Is there a name for this class of operators, $T(x) = \sum_{j\geq 1} \lambda_j \langle x, u_j \rangle u_j$?

Question

Let $\lambda_j$ be an increasing sequence of positive numbers such that $\lambda_j \to \infty$ as $j \to \infty$.

Let us consider the map which takes $x \in \ell^2(\mathbb{N})$ and sends it to $$ Tx = \sum_{j =1}^\infty \lambda_j \langle x, u_j \rangle u_j, $$ where $\{u_j\}_{j \geq 1}$ is an orthonormal basis of $\ell^2(\mathbb{N})$.
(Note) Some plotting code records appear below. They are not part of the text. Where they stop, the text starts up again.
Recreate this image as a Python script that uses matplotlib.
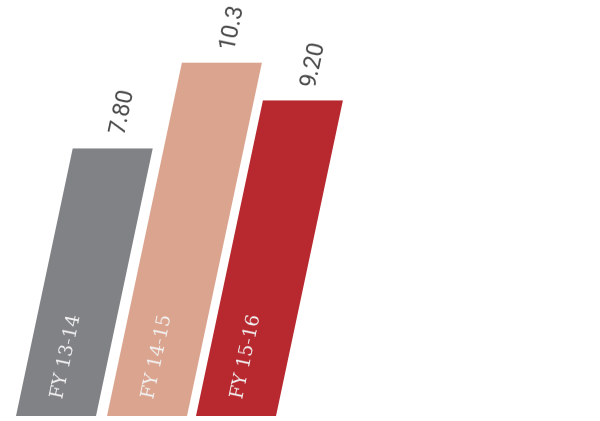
import numpy as np
import matplotlib
matplotlib.use('Agg')
from matplotlib import pyplot as plt

# fiscal years and their values
years = ['FY 13-14', 'FY 14-15', 'FY 15-16']
values = [7.80, 10.3, 9.20]
colors = ['#818286', '#dba48f', '#b8282f']

fig = plt.figure(figsize=(6, 4.21), dpi=100)
ax = fig.add_axes([0, 0, 1, 1])

px = 34.3            # pixels per unit of value
ax.set_xlim(0, 600)
ax.set_ylim(-5 / px, 416 / px)
ax.axis('off')

lefts = [16, 107, 196]   # bottom-left corner of each bar, in pixels
width = 80
slant = 0.212 * px       # horizontal shift per unit of height
angle = np.degrees(np.arctan2(px, slant))

for x0, v, c, name in zip(lefts, values, colors, years):
    xs = [x0, x0 + width, x0 + width + slant * v, x0 + slant * v]
    ys = [0, 0, v, v]
    ax.fill(xs, ys, color=c, lw=0)

    # value above the slanted top
    tx = x0 + width / 2 + slant * v + 10
    ty = v + 37 / px
    ax.text(tx, ty, f'{v:#.3g}', rotation=angle, ha='center', va='center',
            fontsize=17, family='Roboto', color='#4a4a4a')

    # year label inside the bar
    ly = 1.75
    lx = x0 + width / 2 + slant * ly - 2
    ax.text(lx, ly, name, rotation=angle, ha='center', va='center',
            fontsize=13.5, family='DejaVu Serif', color='#f2f2f2')

fig.savefig('out.png', dpi=100)
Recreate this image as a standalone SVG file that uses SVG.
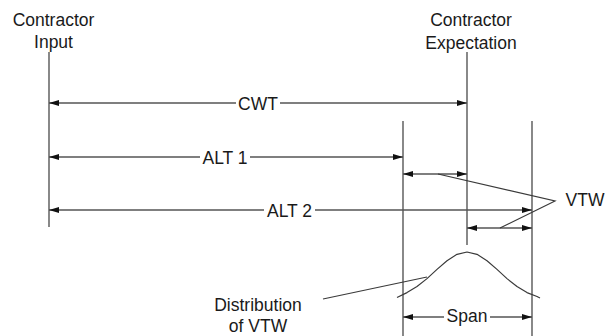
<svg xmlns="http://www.w3.org/2000/svg" width="613" height="336" viewBox="0 0 613 336">
<style>
text{font-family:"Liberation Sans",Arial,sans-serif;font-size:17.5px;fill:#1a1a1a;text-anchor:middle}
.ln{stroke:#3a3a3a;stroke-width:1.2;fill:none}
.ar{stroke:#555;stroke-width:1.3;fill:none;marker-start:url(#ah);marker-end:url(#ah)}
.bg{fill:#fff;stroke:none}
</style>
<defs>
<marker id="ah" viewBox="0 0 10 6" refX="10" refY="3" markerWidth="10" markerHeight="6" markerUnits="userSpaceOnUse" orient="auto-start-reverse">
<path d="M0,0 L10,3 L0,6 Z" fill="#111"/>
</marker>
</defs>
<g id="contractor-input">
<text x="53.5" y="26">Contractor</text>
<text x="53.5" y="48">Input</text>
<line class="ln" x1="49" y1="52" x2="49" y2="227"/>
</g>
<g id="contractor-expectation">
<text x="471" y="25.5">Contractor</text>
<text x="471" y="49">Expectation</text>
<line class="ln" x1="467" y1="52" x2="467" y2="245"/>
</g>
<g id="vtw-bounds">
<line class="ln" x1="403" y1="121" x2="403" y2="336"/>
<line class="ln" x1="532" y1="121" x2="532" y2="336"/>
</g>
<g id="connectors">
<line class="ar" x1="49" y1="103" x2="467" y2="103"/>
<line class="ar" x1="49" y1="157" x2="403" y2="157"/>
<line class="ar" x1="403" y1="174" x2="467" y2="174"/>
<line class="ar" x1="49" y1="210" x2="532" y2="210"/>
<line class="ar" x1="467" y1="228" x2="532" y2="228"/>
<line class="ar" x1="403" y1="317" x2="532" y2="317"/>
<polyline class="ln" points="438,174 555,201 500,228"/>
<line class="ln" x1="323" y1="299" x2="427" y2="277"/>
<polyline class="ln" stroke-width="1.6" stroke-linejoin="round" points="397,297.5 407,292.6 417,286.5 427,278.6 437,269.4 447,260.7 457,254.3 467,252 477,254.3 487,260.7 497,269.4 507,278.6 517,286.5 527,292.6 537,296.5 540,298"/>
</g>
<g id="labels">
<rect class="bg" x="236" y="94" width="44" height="18"/>
<text x="258" y="109.5">CWT</text>
<rect class="bg" x="200" y="148" width="50" height="18"/>
<text x="225" y="163.5">ALT 1</text>
<rect class="bg" x="264" y="201" width="51" height="18"/>
<text x="289.5" y="216.5">ALT 2</text>
<rect class="bg" x="444" y="308" width="46" height="18"/>
<text x="467" y="322">Span</text>
<text x="585" y="206">VTW</text>
<text x="258" y="310.5">Distribution</text>
<text x="258" y="331.5">of VTW</text>
</g>
</svg>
I can see certain properties of this operator:

• in general it seems possible that $Tx \not \in \ell^2(\mathbb{N})$ even though $x \in \ell^2(\mathbb{N})$. For instance, one can take $u_j = e_j$, and consider $x = (1/j)$ and $\lambda= (j)$, then $Tx \equiv 1$, which is evidently not in $\ell^2(\mathbb{N})$.
• for $x$ such that $Tx \in \ell^2(\mathbb{N})$ we have $\langle Tx, x \rangle \geq 0$.
• it is an unbounded operator since $Tu_j = \lambda_j u_j$ and $\lambda_j \to \infty$.
• it is self-adjoint: if $x, y \in \ell^2(\mathbb{N})$ are such that $Tx, Ty \in \ell^2(\mathbb{N})$ then $\langle y, Tx \rangle = \langle x, Ty \rangle$.

Hence, I can see the type of operator I am considering is an unbounded, positive, self-adjoint operators when considered as an operator from $D \to \ell^2$, where $D = \{x : Tx \in \ell^2\}$.

Are all unbounded positive self-adjoint operators on a subspace of $\ell^2$ of this form?

Answer 1

No, not every self-adjoint operator in $\ell^2$ is of this form. Note that for $z\in\mathbb C\setminus \mathbb R$, the resolvent $(T-z)^{-1}$ of the operator you defined is given by $$ (T-z)^{-1}x=\sum_{j=1}^\infty (\lambda_j-z)^{-1}\langle x,u_j\rangle u_j. $$ Since $\lambda_j\to\infty$, the operator $(T-z)^{-1}$ is compact.

Not every positive self-adjoint operator has compact resolvent. For example, take the Laplacian with domain $H^2(\mathbb R)\subset L^2(\mathbb R)$. [If you insist on $\ell^2$ as your Hilbert spaces, you can transplant this example using a unitary from $\ell^2$ onto $L^2(\mathbb R)$.]

If you add to the list of your properties that the resolvent $(T-z)^{-1}$ is compact for some (equivalently for all) $z\in\mathbb C\setminus\mathbb R$, then every operator is indeed of the form you described: By the spectral theorem for compact operators, $(T-z)^{-1}$ must be of the form $$ (T-z)^{-1}x=\sum_{j=1}^\infty\mu_j \langle x,u_j\rangle u_j $$ for a (complex) null sequence $(\mu_j)$. A direct computation shows that $$ Tx=\sum_{j=1}^\infty (\mu_j^{-1}+z)\langle x,u_j\rangle u_j. $$ You can check that if $T$ is positive, $\mu_j^{-1}+z$ must be positive numbers. Moreover, since $\mu_j\to 0$, $\mu_j^{-1}+z\to\infty$.